=== WORK REQUIRED ===
Your task is to repeat all of the data exactly while excluding the pictures.

Start of INFORMATION SUPPLIED

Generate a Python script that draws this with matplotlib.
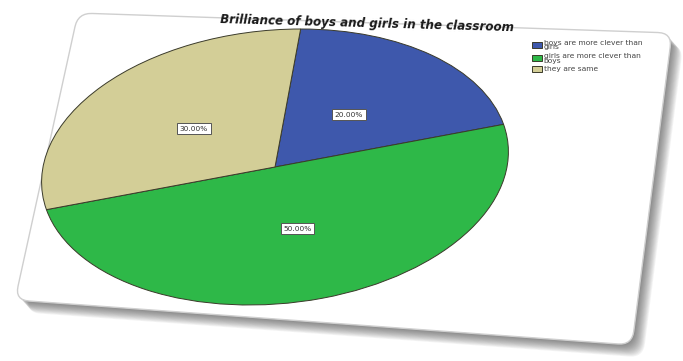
import matplotlib.pyplot as plt
from matplotlib.patches import Polygon
from matplotlib.transforms import Affine2D
import numpy as np

title = "Brilliance of boys and girls in the classroom"
categories = ["boys are more clever than\ngirls", "girls are more clever than\nboys", "they are same"]
shares = [20.0, 50.0, 30.0]
colours = ["#3E58AC", "#2EB848", "#D3CE97"]


def rounded(corners, r=14, n=8):
    # quad with rounded corners
    pts = []
    m = len(corners)
    for i in range(m):
        p = corners[i]
        prev = corners[i - 1]
        nxt = corners[(i + 1) % m]
        d1 = (prev - p) / np.linalg.norm(prev - p)
        d2 = (nxt - p) / np.linalg.norm(nxt - p)
        a1 = p + d1 * r
        a2 = p + d2 * r
        for t in np.linspace(0, 1, n):
            pts.append((1 - t) ** 2 * a1 + 2 * (1 - t) * t * p + t ** 2 * a2)
    return np.array(pts)


fig = plt.figure(figsize=(6.83, 3.61), dpi=100)
fig.patch.set_facecolor("white")

# background axes in pixel units for the tilted card and its shadow
bg = fig.add_axes([0, 0, 1, 1])
bg.set_xlim(0, 683)
bg.set_ylim(361, 0)
bg.axis("off")

card = rounded(np.array([[78.0, 13.0], [672.0, 33.0], [632.0, 345.0], [15.0, 300.0]]))
for k in range(14, 0, -1):
    shadow = card + np.array([k * 0.8, k * 0.9])
    bg.add_patch(Polygon(shadow, closed=True, facecolor="#404040", edgecolor="none", alpha=0.06))
bg.add_patch(Polygon(card, closed=True, facecolor="white", edgecolor="#cfcfcf", linewidth=1.0))

# pie drawn in a stretched axes so it comes out as an ellipse
cx, cy, a, b = 275, 167, 232, 138
ax = fig.add_axes([(cx - a) / 683, 1 - (cy + b) / 361, 2 * a / 683, 2 * b / 361])
wedges, texts, autotexts = ax.pie(shares, colors=colours, startangle=90, counterclock=False,
                                  autopct="%.2f%%", pctdistance=0.47,
                                  wedgeprops=dict(edgecolor="#3a3a2a", linewidth=0.7),
                                  textprops=dict(fontsize=5.3, color="#333333"))
ax.set_aspect("auto")
ax.set_xlim(-1, 1)
ax.set_ylim(-1, 1)
ax.axis("off")

tilt = Affine2D().skew(0.11, 0.0) + ax.transData
for w in wedges:
    w.set_transform(tilt)
for t in autotexts:
    t.set_transform(tilt)
    t.set_bbox(dict(boxstyle="square,pad=0.35", facecolor="white", edgecolor="#555555", linewidth=0.7))

fig.text(220 / 683, 1 - 24 / 361, title, fontsize=8.6, fontweight="heavy", fontstyle="italic",
         color="#1a1a1a", rotation=-1.6, ha="left", va="center")

leg = fig.legend(wedges, categories, loc="upper left", bbox_to_anchor=(528 / 683, 1 - 36 / 361),
                 fontsize=5.4, frameon=False, handlelength=1.3, handleheight=0.9,
                 handletextpad=0.3, labelspacing=0.3, borderpad=0)
for t in leg.get_texts():
    t.set_color("#444444")
    t.set_linespacing(0.75)

fig.savefig("out.png", dpi=100)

End of INFORMATION SUPPLIED

=== WRITTEN SOLUTION ===
Generate a Python script that draws this with matplotlib.
import matplotlib.pyplot as plt
from matplotlib.patches import Polygon
from matplotlib.transforms import Affine2D
import numpy as np

title = "Brilliance of boys and girls in the classroom"
categories = ["boys are more clever than\ngirls", "girls are more clever than\nboys", "they are same"]
shares = [20.0, 50.0, 30.0]
colours = ["#3E58AC", "#2EB848", "#D3CE97"]


def rounded(corners, r=14, n=8):
    # quad with rounded corners
    pts = []
    m = len(corners)
    for i in range(m):
        p = corners[i]
        prev = corners[i - 1]
        nxt = corners[(i + 1) % m]
        d1 = (prev - p) / np.linalg.norm(prev - p)
        d2 = (nxt - p) / np.linalg.norm(nxt - p)
        a1 = p + d1 * r
        a2 = p + d2 * r
        for t in np.linspace(0, 1, n):
            pts.append((1 - t) ** 2 * a1 + 2 * (1 - t) * t * p + t ** 2 * a2)
    return np.array(pts)


fig = plt.figure(figsize=(6.83, 3.61), dpi=100)
fig.patch.set_facecolor("white")

# background axes in pixel units for the tilted card and its shadow
bg = fig.add_axes([0, 0, 1, 1])
bg.set_xlim(0, 683)
bg.set_ylim(361, 0)
bg.axis("off")

card = rounded(np.array([[78.0, 13.0], [672.0, 33.0], [632.0, 345.0], [15.0, 300.0]]))
for k in range(14, 0, -1):
    shadow = card + np.array([k * 0.8, k * 0.9])
    bg.add_patch(Polygon(shadow, closed=True, facecolor="#404040", edgecolor="none", alpha=0.06))
bg.add_patch(Polygon(card, closed=True, facecolor="white", edgecolor="#cfcfcf", linewidth=1.0))

# pie drawn in a stretched axes so it comes out as an ellipse
cx, cy, a, b = 275, 167, 232, 138
ax = fig.add_axes([(cx - a) / 683, 1 - (cy + b) / 361, 2 * a / 683, 2 * b / 361])
wedges, texts, autotexts = ax.pie(shares, colors=colours, startangle=90, counterclock=False,
                                  autopct="%.2f%%", pctdistance=0.47,
                                  wedgeprops=dict(edgecolor="#3a3a2a", linewidth=0.7),
                                  textprops=dict(fontsize=5.3, color="#333333"))
ax.set_aspect("auto")
ax.set_xlim(-1, 1)
ax.set_ylim(-1, 1)
ax.axis("off")

tilt = Affine2D().skew(0.11, 0.0) + ax.transData
for w in wedges:
    w.set_transform(tilt)
for t in autotexts:
    t.set_transform(tilt)
    t.set_bbox(dict(boxstyle="square,pad=0.35", facecolor="white", edgecolor="#555555", linewidth=0.7))

fig.text(220 / 683, 1 - 24 / 361, title, fontsize=8.6, fontweight="heavy", fontstyle="italic",
         color="#1a1a1a", rotation=-1.6, ha="left", va="center")

leg = fig.legend(wedges, categories, loc="upper left", bbox_to_anchor=(528 / 683, 1 - 36 / 361),
                 fontsize=5.4, frameon=False, handlelength=1.3, handleheight=0.9,
                 handletextpad=0.3, labelspacing=0.3, borderpad=0)
for t in leg.get_texts():
    t.set_color("#444444")
    t.set_linespacing(0.75)

fig.savefig("out.png", dpi=100)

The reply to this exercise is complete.